From tying up their cleats to lacing up their skates, roommates Bridget Gardiner and Hannah Palmer have a strong passion for two sports — field hockey and ice hockey.
 
Assigned as roommates randomly, Gardiner and Palmer are sophomores on the women’s field hockey team. Both began their hockey careers playing ice hockey at around the same age. 
 
“I started skating on my backyard rink before I was in kindergarten, probably around four years old,” Palmer said.
 
Gardiner agreed with Palmer. 
 
“I've played ice hockey since I was four. My dad played it, my grandfather played in college, my brother played. It has always been in my family,” Gardiner said.
 
Palmer began playing field hockey during the summer going into sixth grade.
 
“I did a summer camp. A friend from ice hockey who was older than me played field hockey, so she said ‘hey try field hockey,’” Palmer said.
 
Gardiner started playing field hockey her freshman year of high school.
 
Gardiner and Palmer both believe the two sports are connected through their names, but the physical components that go into the game are different. 
 
“When a penalty occurs in field hockey you can self start,” said Gardiner. “In ice hockey, players have to stop and do a face off.” 
 
Gardiner also addressed how the substitution process is different. 
 
“In ice hockey you do quick shifts on the ice that are usually around one to two minutes," Gardiner said.
 
"You sub in and out quickly, coming on and off the ice. In field hockey, you have to stop the game in order to substitute people on and off the field.
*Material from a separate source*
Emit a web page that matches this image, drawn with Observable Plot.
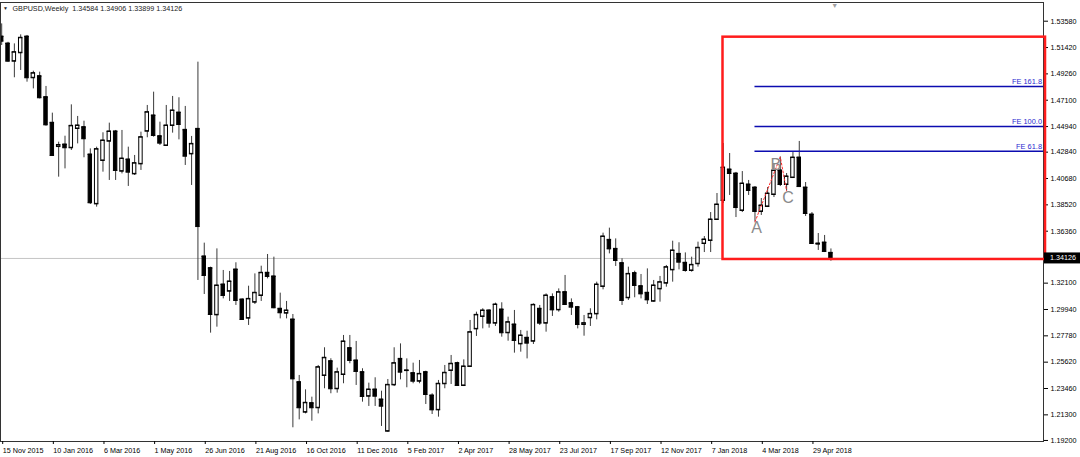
<!DOCTYPE html>
<html><head><meta charset="utf-8">
<script src="https://cdn.jsdelivr.net/npm/d3@7"></script>
<script src="https://cdn.jsdelivr.net/npm/@observablehq/plot@0.6"></script>
<style>
html,body{margin:0;padding:0;background:#fff;}
#chart svg{display:block;white-space:pre;}
</style></head><body><div id="chart"></div>
<script>
const symbolName = "GBPUSD,Weekly";
const openP = [1.5232,1.5175,1.5030,1.5099,1.5232,1.4894,1.4907,1.4735,1.4525,1.4330,
1.4347,1.4320,1.4478,1.4489,1.4265,1.3860,1.4216,1.4374,1.4454,1.4128,
1.4224,1.4106,1.4188,1.4456,1.4585,1.4415,1.4339,1.4503,1.4609,1.4467,
1.4270,1.4475,1.3429,1.3333,1.2950,1.3199,1.3144,1.3322,1.3076,1.2923,
1.3054,1.3109,1.3295,1.3265,1.3000,1.2964,1.2912,1.2398,1.2152,1.2226,
1.2188,1.2453,1.2570,1.2344,1.2461,1.2677,1.2576,1.2480,1.2283,1.2338,
1.2256,1.1996,1.2376,1.2589,1.2493,1.2472,1.2406,1.2480,1.2289,1.2171,
1.2385,1.2494,1.2554,1.2371,1.2527,1.2835,1.2937,1.2986,1.2882,1.2994,
1.2803,1.2871,1.2712,1.2762,1.2734,1.3000,1.2882,1.3095,1.2991,1.3136,
1.3046,1.3013,1.2871,1.2926,1.2958,1.3183,1.3565,1.3491,1.3374,1.3090,
1.3292,1.3185,1.3131,1.3062,1.3163,1.3210,1.3319,1.3450,1.3377,1.3314,
1.3369,1.3535,1.3560,1.3732,1.3888,1.4142,1.4109,1.3806,1.4019,1.3994,
1.3798,1.3839,1.3937,1.4134,1.4019,1.4076,1.4240,1.3994,1.3773,1.3535,
1.3543,1.34584];
const highP = [1.5336,1.5185,1.5172,1.5246,1.5241,1.4948,1.4940,1.4823,1.4604,1.4366,
1.4415,1.4672,1.4577,1.4538,1.4311,1.4325,1.4443,1.4522,1.4462,1.4462,
1.4325,1.4257,1.4448,1.4667,1.4776,1.4530,1.4667,1.4741,1.4730,1.4659,
1.4413,1.5022,1.3538,1.3341,1.3491,1.3314,1.3306,1.3377,1.3081,1.3185,
1.3286,1.3349,1.3445,1.3423,1.3128,1.3060,1.2953,1.2453,1.2335,1.2275,
1.2535,1.2680,1.2590,1.2513,1.2781,1.2781,1.2732,1.2508,1.2390,1.2434,
1.2324,1.2420,1.2680,1.2712,1.2589,1.2554,1.2576,1.2488,1.2303,1.2412,
1.2535,1.2617,1.2562,1.2581,1.2904,1.2972,1.3000,1.2991,1.3046,1.3049,
1.2931,1.2986,1.2822,1.2816,1.3040,1.3027,1.3122,1.3122,1.3163,1.3273,
1.3081,1.3019,1.2945,1.3000,1.3218,1.3620,1.3661,1.3573,1.3410,1.3341,
1.3308,1.3281,1.3327,1.3232,1.3265,1.3355,1.3554,1.3541,1.3458,1.3423,
1.3546,1.3592,1.3789,1.3945,1.4355,1.4273,1.4118,1.4125,1.4052,1.4002,
1.3904,1.3994,1.4191,1.4245,1.4109,1.4281,1.4372,1.4035,1.3789,1.3617,
1.3601,1.34906];
const lowP = [1.5159,1.5022,1.4894,1.4954,1.4858,1.4803,1.4721,1.4497,1.4251,1.4079,
1.4147,1.4298,1.4352,1.4238,1.3855,1.3833,1.4120,1.4052,1.4052,1.4106,
1.4003,1.4093,1.4134,1.4402,1.4407,1.4339,1.4333,1.4440,1.4385,1.4175,
1.4011,1.3232,1.3117,1.2800,1.2849,1.3081,1.3060,1.3027,1.2904,1.2863,
1.3035,1.3060,1.3245,1.3000,1.2917,1.2917,1.2024,1.2089,1.2138,1.2078,
1.2138,1.2344,1.2303,1.2308,1.2385,1.2549,1.2371,1.2234,1.2199,1.2199,
1.2035,1.1988,1.2362,1.2417,1.2352,1.2385,1.2385,1.2215,1.2133,1.2111,
1.2344,1.2379,1.2365,1.2362,1.2521,1.2773,1.2835,1.2841,1.2855,1.2767,
1.2734,1.2636,1.2644,1.2589,1.2707,1.2863,1.2808,1.2937,1.2972,1.3027,
1.2945,1.2835,1.2775,1.2855,1.2909,1.3155,1.3450,1.3347,1.3027,1.3068,
1.3090,1.3081,1.3035,1.3054,1.3054,1.3177,1.3218,1.3319,1.3300,1.3300,
1.3341,1.3461,1.3461,1.3724,1.3863,1.3929,1.3748,1.3789,1.3929,1.3712,
1.3765,1.3830,1.3912,1.4002,1.3966,1.4068,1.3994,1.3757,1.3527,1.3478,
1.3461,1.33899];
const closeP = [1.5194,1.5030,1.5104,1.5222,1.4894,1.4932,1.4730,1.4508,1.4257,1.4343,
1.4320,1.4500,1.4503,1.4394,1.3869,1.4309,1.4380,1.4454,1.4134,1.4232,
1.4120,1.4194,1.4407,1.4612,1.4421,1.4358,1.4503,1.4626,1.4511,1.4251,
1.4352,1.3674,1.3273,1.2953,1.3191,1.3109,1.3224,1.3068,1.2912,1.3081,
1.3131,1.3295,1.3265,1.3008,1.2967,1.2986,1.2425,1.2188,1.2229,1.2188,
1.2521,1.2598,1.2344,1.2480,1.2732,1.2576,1.2486,1.2281,1.2338,1.2283,
1.2201,1.2376,1.2554,1.2480,1.2495,1.2406,1.2466,1.2297,1.2171,1.2385,
1.2475,1.2549,1.2371,1.2527,1.2808,1.2950,1.2986,1.2882,1.3035,1.2803,
1.2890,1.2740,1.2781,1.2718,1.3032,1.2882,1.3109,1.2991,1.3136,1.3035,
1.3013,1.2871,1.2882,1.2958,1.3199,1.3593,1.3491,1.3396,1.3068,1.3286,
1.3191,1.3122,1.3073,1.3191,1.3218,1.3341,1.3478,1.3382,1.3314,1.3360,
1.3500,1.3568,1.3732,1.3855,1.4158,1.4109,1.3830,1.4027,1.3970,1.3798,
1.3847,1.3945,1.4134,1.4019,1.4085,1.4240,1.4002,1.3781,1.3535,1.3530,
1.3470,1.34126];
const xTickLabels = ["15 Nov 2015","10 Jan 2016","6 Mar 2016","1 May 2016","26 Jun 2016","21 Aug 2016",
"16 Oct 2016","11 Dec 2016","5 Feb 2017","2 Apr 2017","28 May 2017","23 Jul 2017","17 Sep 2017",
"12 Nov 2017","7 Jan 2018","4 Mar 2018","29 Apr 2018"];
const weeksPerXTick = 8;
const yTickValues = [1.53580,1.51420,1.49260,1.47100,1.44940,1.42840,1.40680,1.38520,1.36360,
1.32100,1.29940,1.27780,1.25620,1.23460,1.21300,1.19200];
const feLevels = [1.4292, 1.4494, 1.4823];
const feNames = ["FE 61.8", "FE 100.0", "FE 161.8"];
const pivotNames = ["A", "B", "C"];
const pivotWeeks = [119, 123, 124];
const pivotPrices = [1.3712, 1.4245, 1.3966];
const boxWeeks = [113.95, 164.9];
const boxPrices = [1.3404, 1.5227];

// layout
const W = 1080, H = 457, mL = 0, mR = 37, mT = 2, mB = 16;
const barStep = 6.33, firstBarPx = 1.2;
const xDomain = [-firstBarPx / barStep, (W - mL - mR - firstBarPx) / barStep];
const yDomain = [1.19115, 1.55113];
const font = "'Liberation Sans', Arial, sans-serif";

const candles = openP.map((o, i) => ({i, o, h: highP[i], l: lowP[i], c: closeP[i]}));
const bear = candles.filter(d => d.c < d.o);
const bull = candles.filter(d => d.c >= d.o);
const last = candles[candles.length - 1];
const fe = feLevels.map((v, k) => ({v, name: feNames[k]}));
const pivots = pivotNames.map((n, k) => ({name: n, i: pivotWeeks[k], p: pivotPrices[k]}));
const xTickIdx = xTickLabels.map((_, k) => k * weeksPerXTick);
const xLabelMap = new Map(xTickIdx.map((v, k) => [v, xTickLabels[k]]));
const fmt = v => v.toFixed(5);
const titleStr = `${symbolName}  ${fmt(last.o)} ${fmt(last.h)} ${fmt(last.l)} ${fmt(last.c)}`;
const hw = 0.27;
const pivotOffsets = [[1.7, 6], [-4.5, 7.6], [1.4, 7]];

const plot = Plot.plot({
  width: W, height: H,
  marginLeft: mL, marginRight: mR, marginTop: mT, marginBottom: mB,
  style: {fontFamily: font, fontSize: "7.2px", background: "white", color: "#000"},
  x: {type: "linear", domain: xDomain, axis: null},
  y: {domain: yDomain, axis: null},
  marks: [
    Plot.ruleY([last.c], {stroke: "#c4c4c4", strokeWidth: 1}),
    Plot.ruleX(candles, {x: "i", y1: "l", y2: "h", stroke: "#3a3a3a", strokeWidth: 1}),
    Plot.rect(bear, {x1: d => d.i - hw, x2: d => d.i + hw, y1: "o", y2: "c", fill: "#000", stroke: "#000", strokeWidth: 1}),
    Plot.rect(bull, {x1: d => d.i - hw, x2: d => d.i + hw, y1: "o", y2: "c", fill: "#fff", stroke: "#000", strokeWidth: 1}),
    Plot.ruleY(candles, {y: "o", x1: d => d.i - hw - 0.08, x2: d => d.i + hw + 0.08, stroke: "#000", strokeWidth: 1}),
    Plot.ruleY(candles, {y: "c", x1: d => d.i - hw - 0.08, x2: d => d.i + hw + 0.08, stroke: "#000", strokeWidth: 1}),
    Plot.frame({stroke: "#333"}),
    Plot.axisY(yTickValues, {anchor: "right", tickFormat: fmt, tickSize: 4, tickPadding: 3, fontSize: 7.2}),
    Plot.axisX(xTickIdx, {anchor: "bottom", tickFormat: d => xLabelMap.get(d), tickSize: 3, tickPadding: 3, textAnchor: "start", dx: 1, fontSize: 7.2}),
    Plot.line(pivots, {x: "i", y: "p", stroke: "#ff2a2a", strokeWidth: 1, strokeDasharray: "2,2"}),
    Plot.ruleY(fe, {y: "v", x1: pivotWeeks[0], x2: xDomain[1], stroke: "#0c0cb0", strokeWidth: 1.6}),
    Plot.text(fe, {x: xDomain[1], y: "v", text: "name", textAnchor: "end", dx: -1.5, dy: -4.5, fill: "#2a2ad0", fontSize: 7.4}),
    ...pivots.map((p, k) => Plot.text([p], {x: "i", y: "p", text: "name", dx: pivotOffsets[k][0], dy: pivotOffsets[k][1], fill: "#8a8a8a", fontSize: 16, fontFamily: font})),
    Plot.rect([{x1: boxWeeks[0], x2: boxWeeks[1], y1: boxPrices[0], y2: boxPrices[1]}], {x1: "x1", x2: "x2", y1: "y1", y2: "y2", fill: "none", stroke: "#ff1c1c", strokeWidth: 2.5}),
    Plot.text([titleStr], {frameAnchor: "top-left", dx: 12, dy: 3, lineAnchor: "top", textAnchor: "start", fill: "#222", fontSize: 7.2}),
    Plot.text(["\u25BC"], {frameAnchor: "top-left", dx: 2.5, dy: 4, lineAnchor: "top", textAnchor: "start", fill: "#222", fontSize: 5}),
    Plot.text(["\u25BC"], {x: candles.length - 1 + 0.6, frameAnchor: "top", dy: 1, lineAnchor: "top", fill: "#a0a0a0", fontSize: 7})
  ]
});

document.getElementById("chart").append(plot);

// current price tag on the price axis
const ys = plot.scale("y");
const svg = d3.select(plot);
const yLast = ys.apply(last.c);
const g = svg.append("g");
g.append("rect").attr("x", W - mR + 1).attr("y", yLast - 5.5).attr("width", mR - 1).attr("height", 11).attr("fill", "#000");
g.append("text").attr("x", W - mR + 7).attr("y", yLast).attr("dy", "0.35em")
  .attr("text-anchor", "start")
  .attr("fill", "#fff").attr("font-size", 7.2).attr("font-family", font).text(fmt(last.c));
</script></body></html>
Often you can play in almost a whole game of field hockey, but that's not very likely in an ice hockey game."
 
Even though the sports are very different, Palmer believes the skills she learned while playing ice hockey have benefited her in her field hockey play. 
 
“Personally, I am a lefty in ice hockey and field hockey sticks are made for people who are right-handed," Palmer said.
 
 "Because of this it has made it easier for me to be able to use the reverse side of my stick in field hockey. This is a technique that most people have trouble with when they are first learning, but for me it just kind of came naturally."
 
Gardiner believes she developed good stick skills and good hand-eye coordination because she played ice hockey.
 
Gardiner and Palmer claim they enjoy both sports because of the team environment the sports contain. 
 
“I enjoy the competition in both sports,” Gardiner said. “They both are team-based sports, you have to play as a team.” 
 
“I like being on a team. I always have been so it is natural to me. Each sport has a different team aspect and environment. Ice hockey is a little more crazy and field hockey is calmer, but I believe they both compliment each other,” Palmer said.
 
Gardiner enjoys playing both sports but she admitted she prefers field hockey over ice hockey. 
 
“Ice hockey is always going to be in my blood and I played it my entire life, but when I played field hockey it was this new and exciting thing. I fell in love with it,” Gardiner said. 

Palmer had a different response. 
 
“Honestly, ice hockey is my favorite sport ever. It always has been, but I love field hockey," Palmer said. "I'm really lucky to be able to play it in college but I’ll always be an ice hockey girl.”